++++ SUPPLIED DATA ++++
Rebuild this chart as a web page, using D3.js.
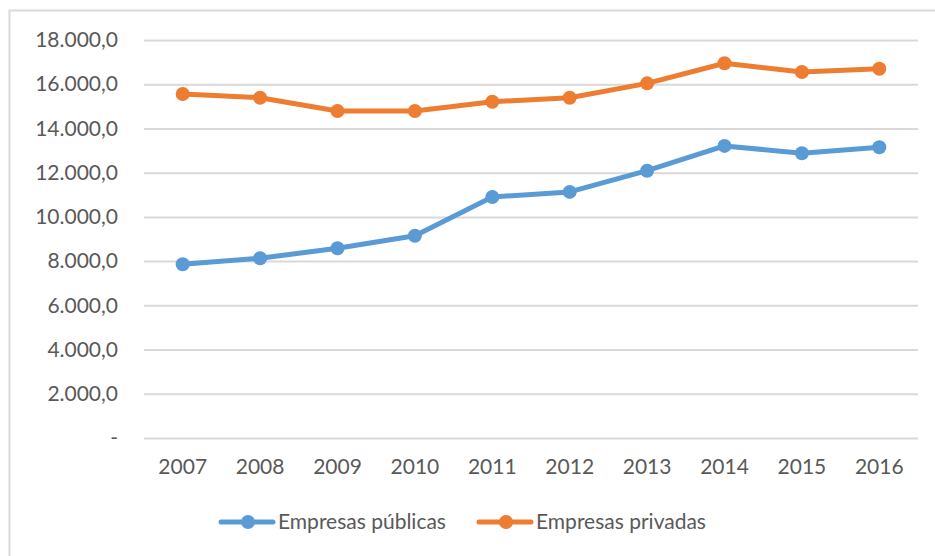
<!DOCTYPE html>
<html>
<head>
<meta charset="utf-8">
<script src="https://cdn.jsdelivr.net/npm/d3@7"></script>
<style>
  html, body { margin: 0; padding: 0; background: #fff; }
  svg { display: block; font-family: Lato, "Open Sans", sans-serif; }
</style>
</head>
<body>
<div id="chart"></div>
<script>
const years = ["2007", "2008", "2009", "2010", "2011", "2012", "2013", "2014", "2015", "2016"];
const publicas = [7860, 8130, 8580, 9150, 10900, 11130, 12090, 13210, 12880, 13150];
const privadas = [15560, 15390, 14790, 14790, 15210, 15390, 16040, 16950, 16550, 16700];
const yTicks = [0, 2000, 4000, 6000, 8000, 10000, 12000, 14000, 16000, 18000];
const seriesNames = ["Empresas públicas", "Empresas privadas"];
const seriesColors = ["#5B9BD5", "#ED7D31"];

const width = 935;
const height = 556;
const margin = { left: 144, right: 17, top: 40, bottom: 118 };
const fontSize = 21;

const svg = d3.select("#chart")
  .append("svg")
  .attr("width", width)
  .attr("height", height);

// chart frame (right and bottom edges fall outside the picture)
svg.append("rect")
  .attr("x", 9.5)
  .attr("y", 10.5)
  .attr("width", 960)
  .attr("height", 600)
  .attr("fill", "none")
  .attr("stroke", "#D9D9D9")
  .attr("stroke-width", 2);

const x = d3.scaleBand()
  .domain(years)
  .range([margin.left, width - margin.right]);

const y = d3.scaleLinear()
  .domain([0, 18000])
  .range([height - margin.bottom, margin.top]);

const fmt = (d) => d === 0 ? "-" : d3.format(",.1f")(d).replace(/,/g, "#").replace(".", ",").replace(/#/g, ".");

// gridlines + y labels
const yAxis = svg.append("g")
  .attr("transform", `translate(${margin.left}, 0)`)
  .call(d3.axisLeft(y)
    .tickValues(yTicks)
    .tickSize(-(width - margin.left - margin.right))
    .tickPadding(26)
    .tickFormat(fmt));

yAxis.select(".domain").remove();
yAxis.selectAll(".tick line").attr("stroke", "#D9D9D9").attr("stroke-width", 2);
yAxis.selectAll(".tick text")
  .attr("fill", "#595959")
  .attr("font-size", fontSize)
  .attr("font-family", "Lato, sans-serif");

// x labels
const xAxis = svg.append("g")
  .attr("transform", `translate(0, ${height - margin.bottom})`)
  .call(d3.axisBottom(x).tickSize(0).tickPadding(21));

xAxis.select(".domain").remove();
xAxis.selectAll(".tick text")
  .attr("fill", "#595959")
  .attr("font-size", fontSize)
  .attr("font-family", "Lato, sans-serif");

const cx = (d, i) => x(years[i]) + x.bandwidth() / 2;

const line = d3.line()
  .x(cx)
  .y((d) => y(d));

[publicas, privadas].forEach((values, s) => {
  svg.append("path")
    .datum(values)
    .attr("fill", "none")
    .attr("stroke", seriesColors[s])
    .attr("stroke-width", 5)
    .attr("stroke-linejoin", "round")
    .attr("d", line);

  svg.append("g").selectAll("circle").data(values).enter()
    .append("circle")
    .attr("cx", cx)
    .attr("cy", (d) => y(d))
    .attr("r", 7)
    .attr("fill", seriesColors[s]);
});

// legend
const legendX = [221, 479];
const legendY = 522;
seriesNames.forEach((name, s) => {
  const g = svg.append("g").attr("transform", `translate(${legendX[s]}, ${legendY})`);
  g.append("line")
    .attr("x1", 0).attr("x2", 52)
    .attr("y1", 0).attr("y2", 0)
    .attr("stroke", seriesColors[s])
    .attr("stroke-width", 5)
    .attr("stroke-linecap", "round");
  g.append("circle")
    .attr("cx", 27).attr("cy", 0).attr("r", 7)
    .attr("fill", seriesColors[s]);
  g.append("text")
    .attr("x", 57)
    .attr("y", 0)
    .attr("dy", "0.35em")
    .attr("fill", "#595959")
    .attr("font-size", fontSize)
    .text(name);
});
</script>
</body>
</html>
++++
WRITTEN INSTRUCTION -> Reproduce each line exactly, please, except for any pictures.

TASK OUTPUT ->
Rebuild this chart as a web page, using D3.js.
<!DOCTYPE html>
<html>
<head>
<meta charset="utf-8">
<script src="https://cdn.jsdelivr.net/npm/d3@7"></script>
<style>
  html, body { margin: 0; padding: 0; background: #fff; }
  svg { display: block; font-family: Lato, "Open Sans", sans-serif; }
</style>
</head>
<body>
<div id="chart"></div>
<script>
const years = ["2007", "2008", "2009", "2010", "2011", "2012", "2013", "2014", "2015", "2016"];
const publicas = [7860, 8130, 8580, 9150, 10900, 11130, 12090, 13210, 12880, 13150];
const privadas = [15560, 15390, 14790, 14790, 15210, 15390, 16040, 16950, 16550, 16700];
const yTicks = [0, 2000, 4000, 6000, 8000, 10000, 12000, 14000, 16000, 18000];
const seriesNames = ["Empresas públicas", "Empresas privadas"];
const seriesColors = ["#5B9BD5", "#ED7D31"];

const width = 935;
const height = 556;
const margin = { left: 144, right: 17, top: 40, bottom: 118 };
const fontSize = 21;

const svg = d3.select("#chart")
  .append("svg")
  .attr("width", width)
  .attr("height", height);

// chart frame (right and bottom edges fall outside the picture)
svg.append("rect")
  .attr("x", 9.5)
  .attr("y", 10.5)
  .attr("width", 960)
  .attr("height", 600)
  .attr("fill", "none")
  .attr("stroke", "#D9D9D9")
  .attr("stroke-width", 2);

const x = d3.scaleBand()
  .domain(years)
  .range([margin.left, width - margin.right]);

const y = d3.scaleLinear()
  .domain([0, 18000])
  .range([height - margin.bottom, margin.top]);

const fmt = (d) => d === 0 ? "-" : d3.format(",.1f")(d).replace(/,/g, "#").replace(".", ",").replace(/#/g, ".");

// gridlines + y labels
const yAxis = svg.append("g")
  .attr("transform", `translate(${margin.left}, 0)`)
  .call(d3.axisLeft(y)
    .tickValues(yTicks)
    .tickSize(-(width - margin.left - margin.right))
    .tickPadding(26)
    .tickFormat(fmt));

yAxis.select(".domain").remove();
yAxis.selectAll(".tick line").attr("stroke", "#D9D9D9").attr("stroke-width", 2);
yAxis.selectAll(".tick text")
  .attr("fill", "#595959")
  .attr("font-size", fontSize)
  .attr("font-family", "Lato, sans-serif");

// x labels
const xAxis = svg.append("g")
  .attr("transform", `translate(0, ${height - margin.bottom})`)
  .call(d3.axisBottom(x).tickSize(0).tickPadding(21));

xAxis.select(".domain").remove();
xAxis.selectAll(".tick text")
  .attr("fill", "#595959")
  .attr("font-size", fontSize)
  .attr("font-family", "Lato, sans-serif");

const cx = (d, i) => x(years[i]) + x.bandwidth() / 2;

const line = d3.line()
  .x(cx)
  .y((d) => y(d));

[publicas, privadas].forEach((values, s) => {
  svg.append("path")
    .datum(values)
    .attr("fill", "none")
    .attr("stroke", seriesColors[s])
    .attr("stroke-width", 5)
    .attr("stroke-linejoin", "round")
    .attr("d", line);

  svg.append("g").selectAll("circle").data(values).enter()
    .append("circle")
    .attr("cx", cx)
    .attr("cy", (d) => y(d))
    .attr("r", 7)
    .attr("fill", seriesColors[s]);
});

// legend
const legendX = [221, 479];
const legendY = 522;
seriesNames.forEach((name, s) => {
  const g = svg.append("g").attr("transform", `translate(${legendX[s]}, ${legendY})`);
  g.append("line")
    .attr("x1", 0).attr("x2", 52)
    .attr("y1", 0).attr("y2", 0)
    .attr("stroke", seriesColors[s])
    .attr("stroke-width", 5)
    .attr("stroke-linecap", "round");
  g.append("circle")
    .attr("cx", 27).attr("cy", 0).attr("r", 7)
    .attr("fill", seriesColors[s]);
  g.append("text")
    .attr("x", 57)
    .attr("y", 0)
    .attr("dy", "0.35em")
    .attr("fill", "#595959")
    .attr("font-size", fontSize)
    .text(name);
});
</script>
</body>
</html>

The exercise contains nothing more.